My experience is that DVRs are compatible with good LV style and software practices.  I would utilize them if possible in your code if it is becoming unmanagable.

My other advice would be that if you find that you have to sacrifice good software practices for the sake of performance it is time to shift some tasks to C/C++ where you can maintain code quality and interface with LV via CLFNs. 

It seems like Data Value References offer some similar functionality to queues for my purposes and I could likely find some locations where DVRs would reduce copies I am making compared with queues. Regarding the style and software practices, I think DVRs and queues are similar.

Migrating portions of the code to C++ is something we are investigating, and is what prompted this discussion, but of course there are always trade-offs. For Call Library Function Nodes, the library would have to do everything at the time it is called. It doesn't appear to be possible to call library_initialize.dll to get the GPU initialized with the data we want to use to process our camera data and then call a library_run.dll to run the actual GPU code. This could mean using a seperate program C++ program running alongside the LabVIEW program. LabVIEW handles the UI and some of the hardware, C++ handles the processing and the rest of the hardware and we use some kind of communication between the two.
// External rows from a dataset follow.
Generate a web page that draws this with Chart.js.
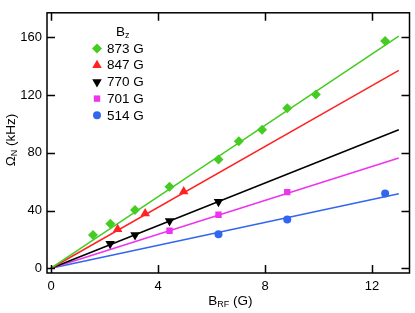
<!DOCTYPE html>
<html>
<head>
<meta charset="utf-8">
<script src="https://cdn.jsdelivr.net/npm/chart.js@4"></script>
<style>
  html, body { margin: 0; padding: 0; background: #fff; }
  #wrap { width: 415px; height: 313px; }
</style>
</head>
<body>
<div id="wrap"><canvas id="myChart" width="415" height="313"></canvas></div>
<script>
'use strict';

// series labels (B_z)
var labels = ['873 G', '847 G', '770 G', '701 G', '514 G'];
var colors = ['#44cc22', '#ff2222', '#000000', '#ee33ee', '#3366ee'];
var markers = ['rectRot', 'triangle', 'triangle', 'rect', 'circle'];
var markerRot = [0, 0, 180, 0, 0];
var markerSize = [5, 5.5, 5.5, 4.5, 4];

// measured points: B_RF (G)
var xs = [
  [1.57, 2.22, 3.14, 4.43, 6.26, 7.02, 7.89, 8.83, 9.9, 12.49],
  [2.49, 3.52, 4.96],
  [2.21, 3.14, 4.43, 6.26],
  [4.43, 6.26, 8.83],
  [6.26, 8.83, 12.49]
];
// Omega_N (kHz)
var ys = [
  [23, 30.9, 40.4, 56.5, 75.3, 88, 96, 110.9, 120.4, 157.5],
  [27.1, 38, 53.1],
  [16.9, 23.1, 32.7, 46],
  [26, 37.1, 52.7],
  [23.6, 33.8, 51.8]
];
// linear fits through the origin, value at B_RF = 13 G
var fitX = 13;
var fitEnd = [160.9, 137.1, 96, 76.4, 51.6];

var xTicks = [0, 4, 8, 12];
var yTicks = [0, 40, 80, 120, 160];

var FONT = 'Liberation Sans, Arial, sans-serif';

var datasets = [];
labels.forEach(function (lab, i) {
  datasets.push({
    type: 'line',
    label: lab + ' fit',
    data: [{ x: 0, y: 0 }, { x: fitX, y: fitEnd[i] }],
    borderColor: colors[i],
    borderWidth: 1.5,
    pointRadius: 0,
    fill: false,
    order: 2
  });
});
labels.forEach(function (lab, i) {
  datasets.push({
    type: 'scatter',
    label: lab,
    data: xs[i].map(function (x, k) { return { x: x, y: ys[i][k] }; }),
    backgroundColor: colors[i],
    borderColor: colors[i],
    borderWidth: 0,
    pointStyle: markers[i],
    rotation: markerRot[i],
    pointRadius: markerSize[i],
    order: 1
  });
});

// inward ticks, frame, legend and axis titles
var decor = {
  id: 'decor',
  afterDraw: function (chart) {
    var ctx = chart.ctx;
    var a = chart.chartArea;
    var sx = chart.scales.x, sy = chart.scales.y;
    ctx.save();
    ctx.strokeStyle = '#000';
    ctx.lineWidth = 1.5;
    ctx.strokeRect(a.left, a.top, a.right - a.left, a.bottom - a.top);
    ctx.beginPath();
    xTicks.forEach(function (v) {
      var px = Math.round(sx.getPixelForValue(v)) + 0.5;
      ctx.moveTo(px, a.bottom); ctx.lineTo(px, a.bottom - 8);
      ctx.moveTo(px, a.top); ctx.lineTo(px, a.top + 8);
    });
    yTicks.forEach(function (v) {
      var py = Math.round(sy.getPixelForValue(v)) + 0.5;
      ctx.moveTo(a.left, py); ctx.lineTo(a.left + 8, py);
      ctx.moveTo(a.right, py); ctx.lineTo(a.right - 8, py);
    });
    ctx.stroke();

    // legend
    ctx.fillStyle = '#000';
    ctx.textBaseline = 'middle';
    ctx.textAlign = 'left';
    ctx.font = '13.5px ' + FONT;
    ctx.fillText('B', 116, 32);
    ctx.font = '9px ' + FONT;
    ctx.fillText('z', 125, 36);
    ctx.font = '13.5px ' + FONT;
    labels.forEach(function (lab, i) {
      var y = 48.5 + i * 16.7;
      var st = { pointStyle: markers[i], rotation: markerRot[i], radius: markerSize[i], borderWidth: 0 };
      ctx.fillStyle = colors[i];
      ctx.strokeStyle = colors[i];
      if (Chart.helpers && Chart.helpers.drawPoint) {
        Chart.helpers.drawPoint(ctx, st, 97, y);
      }
      ctx.fillStyle = '#000';
      ctx.fillText(lab, 107, y + 0.5);
    });

    // x title: B_RF (G)
    ctx.font = '13.5px ' + FONT;
    var cx = (a.left + a.right) / 2 + 2;
    var w1 = ctx.measureText('B').width;
    ctx.font = '9px ' + FONT;
    var w2 = ctx.measureText('RF').width;
    ctx.font = '13.5px ' + FONT;
    var w3 = ctx.measureText(' (G)').width;
    var x0 = cx - (w1 + w2 + w3) / 2;
    ctx.fillText('B', x0, 301);
    ctx.font = '9px ' + FONT;
    ctx.fillText('RF', x0 + w1, 305);
    ctx.font = '13.5px ' + FONT;
    ctx.fillText(' (G)', x0 + w1 + w2, 301);

    // y title: Omega_N (kHz)
    ctx.translate(11, 140);
    ctx.rotate(-Math.PI / 2);
    var v1 = ctx.measureText('\u03A9').width;
    ctx.font = '9px ' + FONT;
    var v2 = ctx.measureText('N').width;
    ctx.font = '13.5px ' + FONT;
    var v3 = ctx.measureText(' (kHz)').width;
    var y0 = -(v1 + v2 + v3) / 2;
    ctx.fillText('\u03A9', y0, 0);
    ctx.font = '9px ' + FONT;
    ctx.fillText('N', y0 + v1, 4);
    ctx.font = '13.5px ' + FONT;
    ctx.fillText(' (kHz)', y0 + v1 + v2, 0);
    ctx.restore();
  }
};

var myChart = new Chart(document.getElementById('myChart'), {
  type: 'scatter',
  data: { datasets: datasets },
  options: {
    responsive: false,
    animation: false,
    layout: { padding: { top: 2, right: 2, left: 0, bottom: 0 } },
    plugins: {
      legend: { display: false },
      tooltip: { enabled: false }
    },
    scales: {
      x: {
        type: 'linear',
        min: -0.15,
        max: 13.4,
        afterBuildTicks: function (s) { s.ticks = xTicks.map(function (v) { return { value: v }; }); },
        afterFit: function (s) { s.height = 40; },
        grid: { display: true, drawOnChartArea: false, drawTicks: false },
        border: { display: false },
        ticks: { color: '#000', padding: 6, maxRotation: 0, font: { family: FONT, size: 13 } }
      },
      y: {
        type: 'linear',
        min: -3.3,
        max: 177,
        afterBuildTicks: function (s) { s.ticks = yTicks.map(function (v) { return { value: v }; }); },
        afterFit: function (s) { s.width = 47; },
        grid: { display: true, drawOnChartArea: false, drawTicks: false },
        border: { display: false },
        ticks: { color: '#000', padding: 5, font: { family: FONT, size: 13 } }
      }
    }
  },
  plugins: [decor]
});
</script>
</body>
</html>
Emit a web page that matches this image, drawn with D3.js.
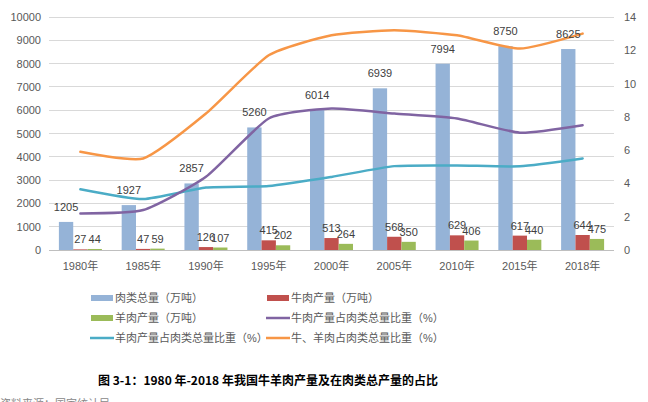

I started looking into the best frameworks for doing this (actor framework?) and realized that trying to maintain the code with it's current style/practices which were required for performance while trying to investigate new frameworks probably wasn't sustainable. Now seemed like the time to clean house to ensure the transition is as easy as possible.

---

@ColeV wrote:

It seems like Data Value References offer some similar functionality to queues for my purposes and I could likely find some locations where DVRs would reduce copies I am making compared with queues. Regarding the style and software practices, I think DVRs and queues are similar.

 

Migrating portions of the code to C++ is something we are investigating, and is what prompted this discussion, but of course there are always trade-offs. For Call Library Function Nodes, the library would have to do everything at the time it is called. It doesn't appear to be possible to call library_initialize.dll to get the GPU initialized with the data we want to use to process our camera data and then call a library_run.dll to run the actual GPU code. This could mean using a seperate program C++ program running alongside the LabVIEW program. LabVIEW handles the UI and some of the hardware, C++ handles the processing and the rest of the hardware and we use some kind of communication between the two.

 

I started looking into the best frameworks for doing this (actor framework?) and realized that trying to maintain the code with it's current style/practices which were required for performance while trying to investigate new frameworks probably wasn't sustainable. Now seemed like the time to clean house to ensure the transition is as easy as possible.

---

I agree that queues and DVRs are very similar.  I find that queues get the job done while DVRs get the job done while better describing my intentions in the program.  At this point I usually will not replace queues with DVRs unless I am refactoring the code, but all new code gives strong consideration to using DVRs instead.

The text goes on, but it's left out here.